Based on Likutey Halakhot, Nezikin 4:13

With this work, i.e., the Zohar, they will leave exile (Zohar 3:124b).

LaG b’Omer is the anniversary of Rebbe Shimon bar Yochai’s passing. Jews all over the world celebrate this event with great gusto, singing, dancing and lighting bonfires. Does this make sense? Yes, if we understand, even a little bit, what he achieved and that he left gifts for us so that we can achieve. The following is a free rendering of some of what Reb Noson had to say on the topic.

Study of any part of the Zohar remedies the past and gives one greater openness to the Godly. The remedies and capability to be open are the ways of the sacred Kabbalah that Rebbe Shimon and his students revealed. This is why “with this work, i.e., the Zohar, they will leave exile.” This will fulfill the prophet’s prediction: As in the days when you left Egypt, I [God] will show you wonders” (Micah 7:15).

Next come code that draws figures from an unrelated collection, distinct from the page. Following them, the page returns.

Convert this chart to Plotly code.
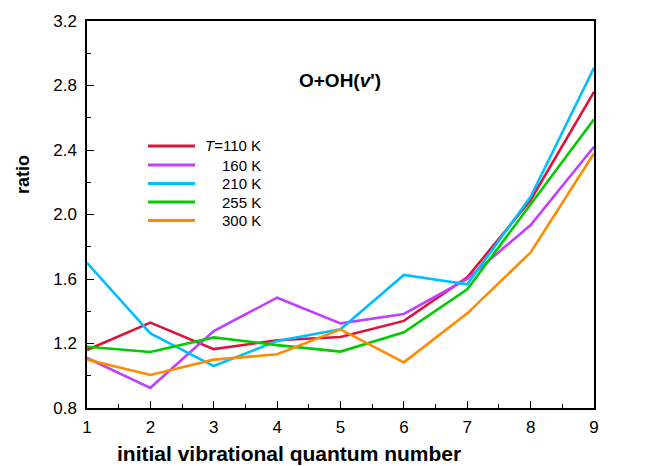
import plotly.graph_objects as go

v = [1, 2, 3, 4, 5, 6, 7, 8, 9]
labels = ["<i>T</i>=110 K", "160 K", "210 K", "255 K", "300 K"]
r110 = [1.16, 1.33, 1.165, 1.22, 1.24, 1.34, 1.61, 2.09, 2.76]
r160 = [1.11, 0.925, 1.277, 1.484, 1.325, 1.383, 1.60, 1.935, 2.42]
r210 = [1.70, 1.263, 1.06, 1.215, 1.288, 1.625, 1.567, 2.11, 2.91]
r255 = [1.18, 1.147, 1.238, 1.19, 1.15, 1.27, 1.536, 2.06, 2.59]
r300 = [1.10, 1.005, 1.10, 1.133, 1.288, 1.083, 1.387, 1.765, 2.38]
colors = ["#DC143C", "#BF40FF", "#00BFFF", "#00CC00", "#FF8C00"]
series = [r110, r160, r210, r255, r300]

font = "Liberation Sans, Arial, sans-serif"

OFF = 8  # page body margin
# plot area in page pixels
PX0, PX1, PY0, PY1 = 87, 594, 21, 408
W, H = 653 - OFF, 466 - OFF
L, T = PX0 - OFF, PY0 - OFF
R, B = W - (PX1 - OFF), H - (PY1 - OFF)
pw, ph = PX1 - PX0, PY1 - PY0

def px(x):
    return (x - PX0) / pw

def py(y):
    return (PY1 - y) / ph

fig = go.Figure()
for name, ys, c in zip(labels, series, colors):
    fig.add_trace(go.Scatter(x=v, y=ys, mode="lines", name=name, showlegend=False,
                             line=dict(color=c, width=2.6)))

# manual legend (lines + right-aligned labels)
leg_rows = [146, 165, 183.5, 202, 220.5]
shapes = []
annotations = []
for name, c, yp in zip(labels, colors, leg_rows):
    shapes.append(dict(type="line", xref="paper", yref="paper",
                       x0=px(148), x1=px(195), y0=py(yp), y1=py(yp),
                       line=dict(color=c, width=3)))
    annotations.append(dict(text=name, xref="paper", yref="paper",
                            x=px(263), y=py(yp), xanchor="right", yanchor="middle",
                            showarrow=False, font=dict(size=15, family=font)))

annotations.append(dict(text="<b>O+OH(<i>v</i>')</b>", x=px(340), y=py(80),
                        xref="paper", yref="paper", showarrow=False,
                        xanchor="center", yanchor="middle",
                        font=dict(size=19, family=font)))
annotations.append(dict(text="<b>ratio</b>", x=px(23), y=py(175),
                        xref="paper", yref="paper", showarrow=False, textangle=-90,
                        xanchor="center", yanchor="middle",
                        font=dict(size=18, family=font)))
annotations.append(dict(text="<b>initial vibrational quantum number</b>", x=px(289),
                        y=py(453), xref="paper", yref="paper", showarrow=False,
                        xanchor="center", yanchor="middle",
                        font=dict(size=21, family=font)))

fig.update_layout(
    width=W, height=H,
    margin=dict(l=L, r=R, t=T, b=B, pad=0),
    plot_bgcolor="white", paper_bgcolor="white",
    font=dict(family=font, size=17, color="black"),
    showlegend=False,
    shapes=shapes,
    annotations=annotations,
)
fig.update_xaxes(range=[1, 9], dtick=1, tick0=1, ticks="inside", ticklen=7,
                 tickwidth=1.2, tickcolor="black", automargin=False,
                 showline=True, linecolor="black", linewidth=1.5, mirror=True,
                 showgrid=False, zeroline=False,
                 minor=dict(ticks="inside", ticklen=4, dtick=0.5, tickcolor="black", tickwidth=1),
                 ticklabelstandoff=3)
fig.update_yaxes(range=[0.8, 3.2], dtick=0.4, tick0=0.8, ticks="inside", ticklen=7,
                 tickwidth=1.2, tickcolor="black", tickformat=".1f", automargin=False,
                 showline=True, linecolor="black", linewidth=1.5, mirror=True,
                 showgrid=False, zeroline=False,
                 minor=dict(ticks="inside", ticklen=4, dtick=0.2, tickcolor="black", tickwidth=1),
                 ticklabelstandoff=5)
fig.write_html("out.html")
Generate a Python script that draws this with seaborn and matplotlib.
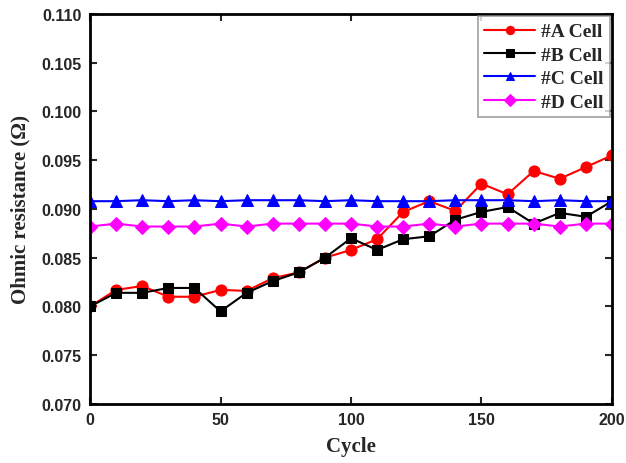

Just as Moshe Rabbeinu taught us how to perceive the Divine when we left Egypt, now as well, at the end of this exile—more stressful and difficult than the one in Egypt—God, in His compassion, will redeem us via the Torah secrets that Rebbe Shimon and his colleagues unveiled. These secrets are vessels and frames for understanding the Godly. They constitute the core of the soul’s cure and redemption, in regard to both the material and the spiritual.

This is true even though we don’t have a clue about the real meaning of the secrets that Rebbe Shimon revealed in the Zohar. Nonetheless, the vessels and remedies for our souls are all still there. Anyone who is concerned about God and wants to labor in seeking Him, can easily come to perceive the Divine.

Making vessels and frames for the Sacred available requires many, many stages of reduction of the Divine light’s intensity. Due to mankind’s misdeeds throughout the generations—from Adam till the present—it’s impossible to completely rectify everything in one era. So the tzaddikim of each era toil to make more and more such vessels, so that those of us in this final era can more easily connect with God, if we really seek Him.

In this way, God has graced us with the teachings of the Arizal, the Baal Shem Tov and others. One who is spiritually sensitive and concerned about God will understand the greatness of the tzaddikim and what they have accomplished, in what they have repaired and prepared. Their accomplishments are our lifeline for the Present and the Future. We revive ourselves with their holy legacy delivered to us by their students.

May the merit of the tzaddikim protect us and all Israel. Amen.